> **Exercise directions**
The lines to extract run from the first line of the material below to the line containing "['3a', '6a', '9a', '12p', '3p', '6p', '9p', '12a']", both included; leave the pictures behind.

"""

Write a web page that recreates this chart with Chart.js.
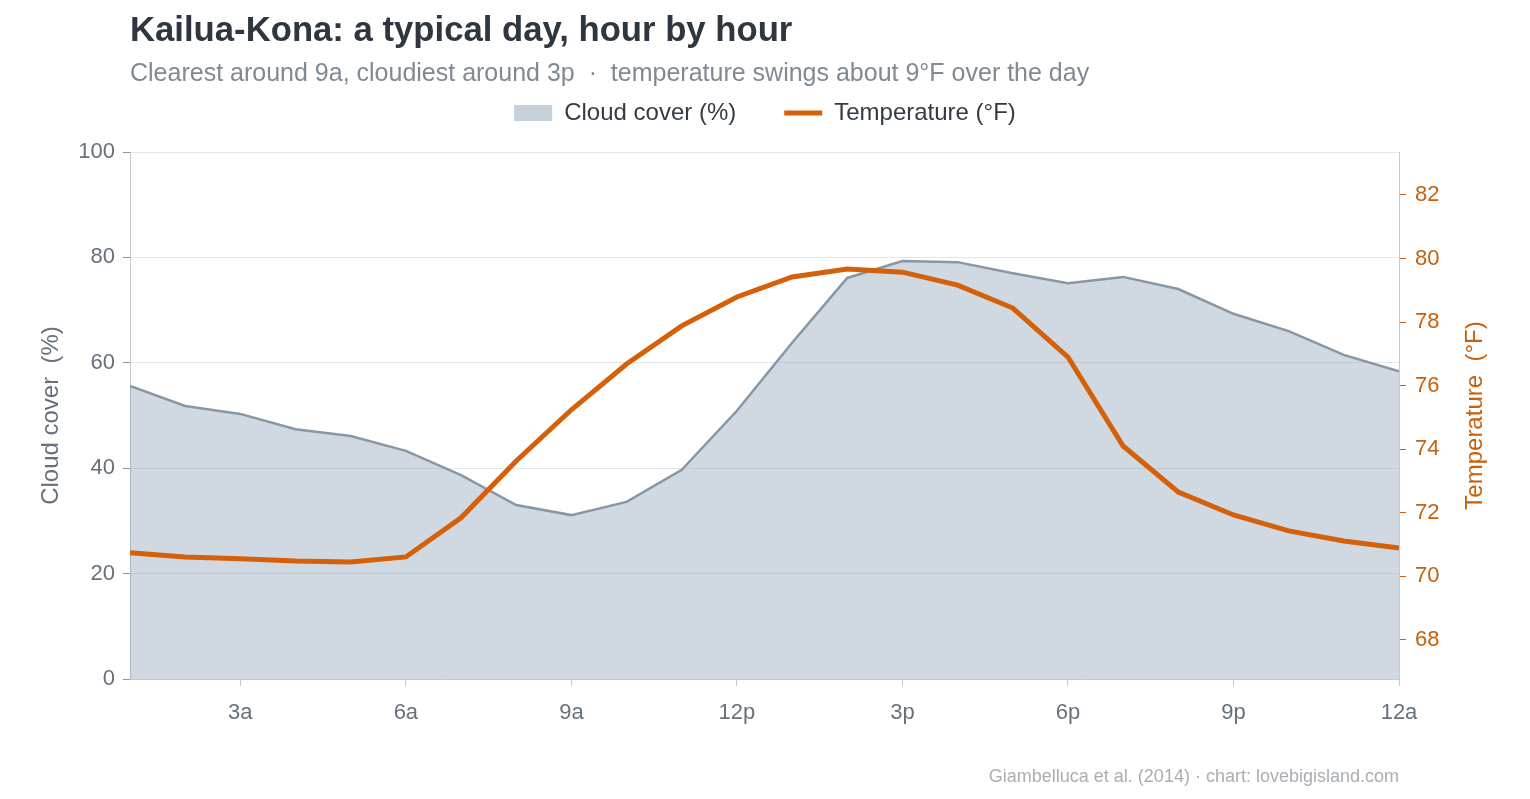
<!DOCTYPE html>
<html>
<head>
<meta charset="utf-8">
<title>Kailua-Kona: a typical day, hour by hour</title>
<script src="https://cdn.jsdelivr.net/npm/chart.js@4.4.1/dist/chart.umd.min.js"></script>
<style>
  html, body { margin: 0; padding: 0; background: #fff; }
  body { width: 1530px; height: 799px; position: relative; overflow: hidden; font-family: "Liberation Sans", Arial, sans-serif; }
  #wrap { position: absolute; left: 0; top: 0; width: 1530px; height: 799px; }
  .title { position: absolute; left: 130px; top: 9px; margin: 0; font-size: 34.7px; line-height: 40px; font-weight: bold; color: #2e3640; }
  .subtitle { position: absolute; left: 130px; top: 56px; margin: 0; font-size: 25px; line-height: 32px; color: #7f8a94; white-space: pre; }
  .footer { position: absolute; right: 131px; top: 765px; font-size: 18px; line-height: 22px; color: #a9aeb3; }
</style>
</head>
<body>
<div id="wrap"><canvas id="chart" width="1530" height="799"></canvas></div>
<h1 class="title">Kailua-Kona: a typical day, hour by hour</h1>
<p class="subtitle">Clearest around 9a, cloudiest around 3p  ·  temperature swings about 9°F over the day</p>
<div class="footer">Giambelluca et al. (2014) · chart: lovebigisland.com</div>
<script>
// hour of day, 1 = 1am ... 24 = midnight
const hours = [1, 2, 3, 4, 5, 6, 7, 8, 9, 10, 11, 12, 13, 14, 15, 16, 17, 18, 19, 20, 21, 22, 23, 24]
const hourTicks = [3, 6, 9, 12, 15, 18, 21, 24]
const hourTickLabels = ['3a', '6a', '9a', '12p', '3p', '6p', '9p', '12a']

const cloudCover = [55.6, 51.8, 50.3, 47.4, 46.1, 43.3, 38.7, 33.0, 31.1, 33.6, 39.7, 50.9,
  63.8, 76.1, 79.3, 79.1, 77.0, 75.1, 76.3, 74.0, 69.3, 66.0, 61.5, 58.4]
const temperature = [70.74, 70.61, 70.55, 70.48, 70.45, 70.61, 71.84, 73.63, 75.24, 76.68, 77.88, 78.79,
  79.42, 79.67, 79.57, 79.16, 78.44, 76.90, 74.10, 72.65, 71.93, 71.43, 71.11, 70.89]

const cloudTicks = [0, 20, 40, 60, 80, 100]
const tempTicks = [68, 70, 72, 74, 76, 78, 80, 82]

const tempColor = '#d4600a'
const tempText = '#c7600d'
const greyText = '#66717d'
const axisLine = '#c3c9cf'
const font = '"Liberation Sans", Arial, sans-serif'

// keeps some room between the legend and the plot
const legendGap = {
  id: 'legendGap',
  beforeInit(chart) {
    Chart.layouts.addBox(chart, {
      position: 'top', weight: 900, fullSize: true, options: {},
      left: 0, top: 0, right: 0, bottom: 0, width: 0, height: 0,
      isHorizontal() { return true },
      update(maxWidth) { this.width = maxWidth; this.height = 17 },
      getPadding() { return { left: 0, top: 0, right: 0, bottom: 0 } },
      draw() {}
    })
  }
}

// right axis title reads bottom-to-top like the left one
const rightAxisTitle = {
  id: 'rightAxisTitle',
  afterDraw(chart) {
    const { ctx, chartArea, scales } = chart
    ctx.save()
    ctx.translate(scales.y1.right - 55, (chartArea.top + chartArea.bottom) / 2)
    ctx.rotate(-Math.PI / 2)
    ctx.font = '24px ' + font
    ctx.fillStyle = tempText
    ctx.textAlign = 'center'
    ctx.textBaseline = 'middle'
    ctx.fillText('Temperature  (°F)', 0, 0)
    ctx.restore()
  }
}

const ctx = document.getElementById('chart').getContext('2d')
new Chart(ctx, {
  type: 'line',
  data: {
    datasets: [
      {
        label: 'Cloud cover (%)',
        data: hours.map((h, i) => ({ x: h, y: cloudCover[i] })),
        yAxisID: 'y',
        borderColor: '#8797a4',
        borderWidth: 2.5,
        backgroundColor: 'rgba(138, 160, 180, 0.4)',
        fill: 'origin',
        pointRadius: 0,
        tension: 0,
        order: 2
      },
      {
        label: 'Temperature (°F)',
        data: hours.map((h, i) => ({ x: h, y: temperature[i] })),
        yAxisID: 'y1',
        borderColor: tempColor,
        borderWidth: 5,
        backgroundColor: tempColor,
        fill: false,
        pointRadius: 0,
        tension: 0,
        order: 1
      }
    ]
  },
  options: {
    responsive: false,
    animation: false,
    layout: { padding: { top: 53, left: 0, right: 0, bottom: 0 } },
    plugins: {
      tooltip: { enabled: false },
      title: { display: false },
      legend: {
        position: 'top',
        labels: {
          usePointStyle: true,
          pointStyleWidth: 38,
          boxHeight: 16,
          padding: 48,
          color: '#333b45',
          font: { family: font, size: 24 },
          sort: (a, b) => a.datasetIndex - b.datasetIndex,
          generateLabels(chart) {
            const items = Chart.defaults.plugins.legend.labels.generateLabels(chart)
            items.forEach(it => {
              if (it.datasetIndex === 0) {
                it.pointStyle = 'rect'
                it.fillStyle = '#c6d0d9'
                it.strokeStyle = '#c6d0d9'
                it.lineWidth = 0
              } else {
                it.pointStyle = 'line'
                it.strokeStyle = tempColor
                it.lineWidth = 5
              }
            })
            return items
          }
        }
      }
    },
    scales: {
      x: {
        type: 'linear',
        min: hours[0],
        max: hours[hours.length - 1],
        afterBuildTicks: s => { s.ticks = hourTicks.map(v => ({ value: v })) },
        afterFit: s => { s.height = 120 },
        grid: { drawOnChartArea: false, tickLength: 7, color: axisLine },
        border: { color: axisLine, width: 1 },
        ticks: {
          padding: 14,
          color: greyText,
          font: { family: font, size: 22 },
          maxRotation: 0,
          callback: v => hourTickLabels[hourTicks.indexOf(v)]
        }
      },
      y: {
        position: 'left',
        min: cloudTicks[0],
        max: cloudTicks[cloudTicks.length - 1],
        afterBuildTicks: s => { s.ticks = cloudTicks.map(v => ({ value: v })) },
        afterFit: s => { s.width = 130 },
        grid: { color: '#e4e7ea', tickLength: 7, tickColor: '#8e979f' },
        border: { color: axisLine, width: 1 },
        ticks: {
          padding: 8,
          color: greyText,
          font: { family: font, size: 22 }
        },
        title: {
          display: true,
          text: 'Cloud cover  (%)',
          color: greyText,
          padding: { top: 37, bottom: 0 },
          font: { family: font, size: 24 }
        }
      },
      y1: {
        position: 'right',
        min: 66.77,
        max: 83.35,
        afterBuildTicks: s => { s.ticks = tempTicks.map(v => ({ value: v })) },
        afterFit: s => { s.width = 131 },
        grid: { drawOnChartArea: false, tickLength: 7, color: tempText },
        border: { color: axisLine, width: 1 },
        ticks: {
          padding: 9,
          color: tempText,
          font: { family: font, size: 22 }
        }
      }
    }
  },
  plugins: [legendGap, rightAxisTitle]
})
</script>
</body>
</html>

"""

> **Response**
Write a web page that recreates this chart with Chart.js.
<!DOCTYPE html>
<html>
<head>
<meta charset="utf-8">
<title>Kailua-Kona: a typical day, hour by hour</title>
<script src="https://cdn.jsdelivr.net/npm/chart.js@4.4.1/dist/chart.umd.min.js"></script>
<style>
  html, body { margin: 0; padding: 0; background: #fff; }
  body { width: 1530px; height: 799px; position: relative; overflow: hidden; font-family: "Liberation Sans", Arial, sans-serif; }
  #wrap { position: absolute; left: 0; top: 0; width: 1530px; height: 799px; }
  .title { position: absolute; left: 130px; top: 9px; margin: 0; font-size: 34.7px; line-height: 40px; font-weight: bold; color: #2e3640; }
  .subtitle { position: absolute; left: 130px; top: 56px; margin: 0; font-size: 25px; line-height: 32px; color: #7f8a94; white-space: pre; }
  .footer { position: absolute; right: 131px; top: 765px; font-size: 18px; line-height: 22px; color: #a9aeb3; }
</style>
</head>
<body>
<div id="wrap"><canvas id="chart" width="1530" height="799"></canvas></div>
<h1 class="title">Kailua-Kona: a typical day, hour by hour</h1>
<p class="subtitle">Clearest around 9a, cloudiest around 3p  ·  temperature swings about 9°F over the day</p>
<div class="footer">Giambelluca et al. (2014) · chart: lovebigisland.com</div>
<script>
// hour of day, 1 = 1am ... 24 = midnight
const hours = [1, 2, 3, 4, 5, 6, 7, 8, 9, 10, 11, 12, 13, 14, 15, 16, 17, 18, 19, 20, 21, 22, 23, 24]
const hourTicks = [3, 6, 9, 12, 15, 18, 21, 24]
const hourTickLabels = ['3a', '6a', '9a', '12p', '3p', '6p', '9p', '12a']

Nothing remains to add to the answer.